In 1898, a 16-year-old Anthoensen began an apprenticeship at The Southworth Press. He became a full-time compositor in 1901. Sixteen years later, he had become the company's managing director. Anthoensen also wrote two books: John Bell Type: Its Loss and Rediscovery (1939) and Types and Book Making (1943).

Anthoensen broadened the scope of the company's customers beyond the local area, beginning with the Pratt Institute Free Library.

He perpetually searched for old, lost or forgotten types and designs. This led to his possessing the country's largest collection of "rare borders, flowers, and other typographical ornaments" from the 16th to the 18th centuries.

Anthoensen's proof room was known for its ability to process complex academic writing accurately.

From 1920 until after the conclusion of World War II, the Press printed books that were regular inclusions in the American Institute of Graphic Arts' "Fifty Books of the Year" exhibitions. (It was during this period, in 1924, that Anthoensen married Madeleine Hagan, with whom he had one daughter, Greta (1930–2015), who married William L. Chesley in 1953. They were wed for 62 years.)
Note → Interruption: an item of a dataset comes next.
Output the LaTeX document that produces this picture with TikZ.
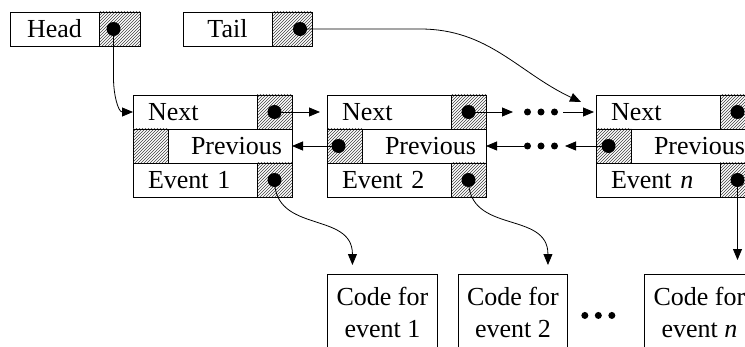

Anthoensen purchased the company in 1934, initially changing its name to The Southworth–Anthoensen Press, then (by 1944) The Anthoensen Press.

On 7 June 1947, Anthoensen was awarded an honorary degree of Master of Arts from Bowdoin College.

== Death ==
Anthoensen died in 1969, aged 87. He was interred in Pine Grove Cemetery in Falmouth Foreside, Maine. His wife of 45 years survived him by nineteen years, and was buried beside him upon her death in 1988.